On arrival, I might hit up Bar Room at the Modern or Ma Peche for cocktails and appetizers, but they will both be on the more expensive end of your price range, just so you know what to expect.
Check out realcheapeats.com for places you might want to visit. I am also a big fan of the Serious Eats site.
Eating near tourist attractions:
Where to Eat Near Museum Mile (Metropolitan Museum of Art, Whitney, Guggenheim, etc) on the UES:
Where to Eat Near Macy's/Herald Square/Penn Station/Empire State Building:
Where to have dinner before a Broadway show/pre-theatre dining (many of the same Times Square recs also apply):
Where to Eat Near the 9/11 Memorial:
Hudson Eats, an indoor food hall, is also nearby:
Thanks, I can up our dinner budget if needed. I thought that $40-$60 per person before tax/tip/drinks would cover a range of places, after my initial reviews, since entrees were about $30-$40 for most of the places I looked at in the mid range.
We always share an appetizer ($15-$20 at the places I saw), and get individual entrees ($30-$40 at the places I saw) and share dessert, or skip it, more likely, to be healthier. Then we order a bottle of wine, and tip 20%. Our bill for a place with $35 entrees, in that instance, is $70 for entrees, $15 for appetizer, $60 for wine, and then a 20% tip, for a total of $135 plus the tip.
Generally our total bill is around $160 to $180 by the time we leave a restaurant with $35 entrees.
Do I need to significantly up this, and if so, by how much, to accommodate midtown prices?
Plenty of veggie options at Hudson Eats - not sure about vegan. At any rate, the veggie platter at Digg Inn is a good deal. For $5 you get a base of rice or bulgar and 3 veggie sides (I had sicilian roast cauliflower and chick peas; roast sweet potatos and kale and apple salad) for an extra $2 you can upsize your sides. I have had veggie sandiwches at Num Pang (caulifower bahn mi), Little Meunster (grilled cheese with squash puree, sage brown butter and asiago) and Olives (roast mushroom sandwich). Tartinery also has veggie options but they are above my $10/lunch limit. Black Seed has been sold out of everything but salt bagels when I have gone by but I do want to try the ricotta, apple, honey sandwich there sometime. Of course, the salad place will have veggie options as well. I have not checked out Dos Toros or Umami yet either. Sorry to go on so, I work in the building and after 2.5 years of eating at the same 3 places for lunch I am a little over excited....
Near the algonquin is kaffe 1668, 530 fifth ave (b/w 44th and 45th) its in the lobby of a huge office building and they have wonderful coffee and a good selection of breakfast choices. Limited seating but most customers are office workers on the go anyhow. About $10 for a coffee and eggy sandwich
I think your budget is workable with some careful choices.

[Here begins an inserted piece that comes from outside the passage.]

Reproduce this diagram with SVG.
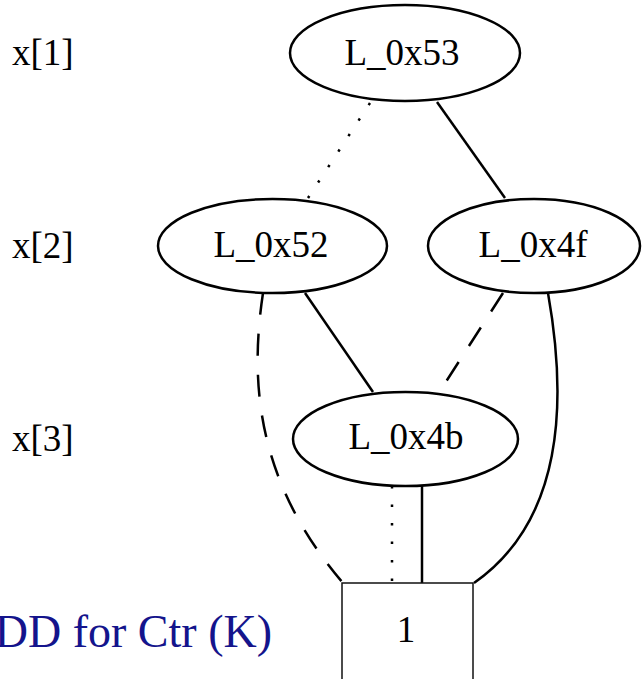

Ilili would be a good choice for middle eastern food.
I'm going to sound a bit like a broken record for the next suggestion but you should also try Momofuku Ssam Bar as it's pretty reasonably priced in my view and it's not anything you can get in KY. No reservations but if you get there early the wait isn't too bad as long as it's not the weekend.
Otto for Italian.
You should add a ramen lunch. Try ippudo or totto ramen.
no, there's not any decent chinese, thai or mexican food in this town. surprisingly, there are a couple of good sushi restaurants.
(I live in los angeles for ten years, and I've written about restaurants and food for a range of magazines, so I'm not a total kentucky food noob, for whatever that's worth!)
Right now, I think the best Thai restaurants in Manhattan may be Larb Ubol (caveat: I've been only once so far, but was impressed) and Somtum Der (been twice so far - avoid larb, but the other things we've had have been very tasty).
For Chinese food, there has been a lot of controversy about which Sichuan restaurant is best, partly because of inconsistency (my first couple of dinners at La Vie en Sichuan were fantastic, my last one or two still with great highlights but not nearly as good), but there's a lot to choose from. One place I've enjoyed, and which actually has some decor and ambiance, is Legend, on 7th Av. between 15th and 16th. Humongous portions. I think you could get reservations there, though they are unnecessary. The place many Chowhounds think is still the best in Manhattan is the original branch of Szechuan Gourmet, 39 St. between 5th and 6th, and you certainly can reserve there. I haven't eaten there in some time, as their 56th St. branch is convenient to my girlfriend's place, and while the 56th St. branch is good, they're had some problems with restaurant inspections (their current grade is "pending") and have served dodgy chicken in a cold dish at times, in my experience.
If you want Cantonese/Hong Kong style food, Great NY Noodletown has consistently good roast duck, sometimes great baby pig (can be dry at times), and various other good dishes, but the bathrooms are kind of dirty, you can't get reservations and might have to wait for a table, and you might have to share a table. If you want to go somewhere else where you can get what seems to me to be the best soy sauce chicken and soy sauce duck in Manhattan and also great roast pork but mostly just OK other stuff, you can go to Cheung Wong Kitchen, a totally informal place on the corner of Hester St. and Allen St. You will have to share a table there but are unlikely to have a wait at any hour, and it's very cheap.